What is asked » Set the listing down again in full, word for word, with the pictures left out.

Data section »
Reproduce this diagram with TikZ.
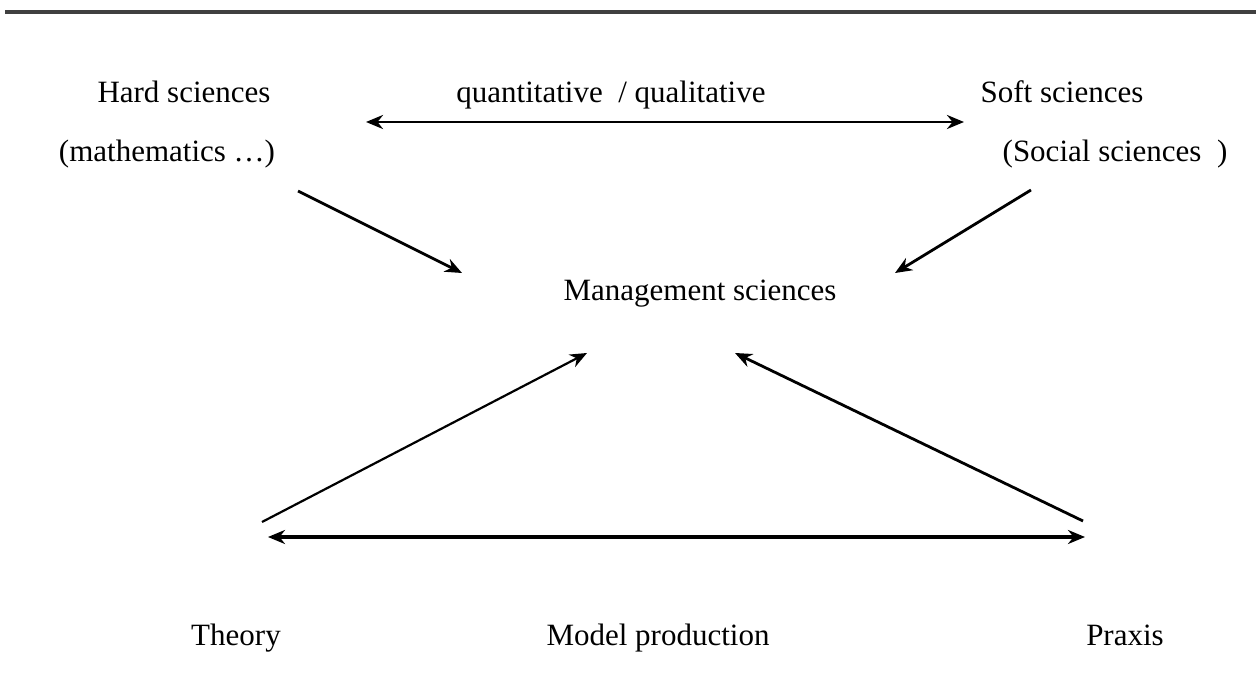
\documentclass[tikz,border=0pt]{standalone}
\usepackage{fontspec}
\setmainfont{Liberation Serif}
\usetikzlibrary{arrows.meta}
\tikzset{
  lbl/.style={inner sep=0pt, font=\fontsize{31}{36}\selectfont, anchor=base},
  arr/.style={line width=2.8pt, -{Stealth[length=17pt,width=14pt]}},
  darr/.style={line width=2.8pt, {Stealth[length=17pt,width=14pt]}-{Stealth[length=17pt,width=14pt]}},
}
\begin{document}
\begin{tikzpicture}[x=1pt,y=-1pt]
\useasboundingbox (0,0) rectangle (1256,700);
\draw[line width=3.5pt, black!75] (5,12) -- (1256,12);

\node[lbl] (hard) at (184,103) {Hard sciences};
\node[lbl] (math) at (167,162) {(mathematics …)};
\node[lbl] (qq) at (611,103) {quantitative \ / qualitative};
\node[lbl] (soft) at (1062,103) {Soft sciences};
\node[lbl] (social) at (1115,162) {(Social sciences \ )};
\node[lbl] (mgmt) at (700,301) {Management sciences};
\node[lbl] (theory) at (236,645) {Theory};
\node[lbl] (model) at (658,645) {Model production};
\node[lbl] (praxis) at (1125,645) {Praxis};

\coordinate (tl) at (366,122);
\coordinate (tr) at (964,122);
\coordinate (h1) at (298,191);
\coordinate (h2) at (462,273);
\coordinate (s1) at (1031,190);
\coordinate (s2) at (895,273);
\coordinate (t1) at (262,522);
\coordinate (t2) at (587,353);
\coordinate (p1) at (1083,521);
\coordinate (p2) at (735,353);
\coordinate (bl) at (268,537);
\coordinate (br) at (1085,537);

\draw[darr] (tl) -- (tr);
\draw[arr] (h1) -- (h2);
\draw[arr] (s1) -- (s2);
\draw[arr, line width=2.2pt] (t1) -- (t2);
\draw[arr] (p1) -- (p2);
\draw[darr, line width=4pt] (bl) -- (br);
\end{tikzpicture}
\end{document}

Task response »
Reproduce this diagram with TikZ.
\documentclass[tikz,border=0pt]{standalone}
\usepackage{fontspec}
\setmainfont{Liberation Serif}
\usetikzlibrary{arrows.meta}
\tikzset{
  lbl/.style={inner sep=0pt, font=\fontsize{31}{36}\selectfont, anchor=base},
  arr/.style={line width=2.8pt, -{Stealth[length=17pt,width=14pt]}},
  darr/.style={line width=2.8pt, {Stealth[length=17pt,width=14pt]}-{Stealth[length=17pt,width=14pt]}},
}
\begin{document}
\begin{tikzpicture}[x=1pt,y=-1pt]
\useasboundingbox (0,0) rectangle (1256,700);
\draw[line width=3.5pt, black!75] (5,12) -- (1256,12);

\node[lbl] (hard) at (184,103) {Hard sciences};
\node[lbl] (math) at (167,162) {(mathematics …)};
\node[lbl] (qq) at (611,103) {quantitative \ / qualitative};
\node[lbl] (soft) at (1062,103) {Soft sciences};
\node[lbl] (social) at (1115,162) {(Social sciences \ )};
\node[lbl] (mgmt) at (700,301) {Management sciences};
\node[lbl] (theory) at (236,645) {Theory};
\node[lbl] (model) at (658,645) {Model production};
\node[lbl] (praxis) at (1125,645) {Praxis};

\coordinate (tl) at (366,122);
\coordinate (tr) at (964,122);
\coordinate (h1) at (298,191);
\coordinate (h2) at (462,273);
\coordinate (s1) at (1031,190);
\coordinate (s2) at (895,273);
\coordinate (t1) at (262,522);
\coordinate (t2) at (587,353);
\coordinate (p1) at (1083,521);
\coordinate (p2) at (735,353);
\coordinate (bl) at (268,537);
\coordinate (br) at (1085,537);

\draw[darr] (tl) -- (tr);
\draw[arr] (h1) -- (h2);
\draw[arr] (s1) -- (s2);
\draw[arr, line width=2.2pt] (t1) -- (t2);
\draw[arr] (p1) -- (p2);
\draw[darr, line width=4pt] (bl) -- (br);
\end{tikzpicture}
\end{document}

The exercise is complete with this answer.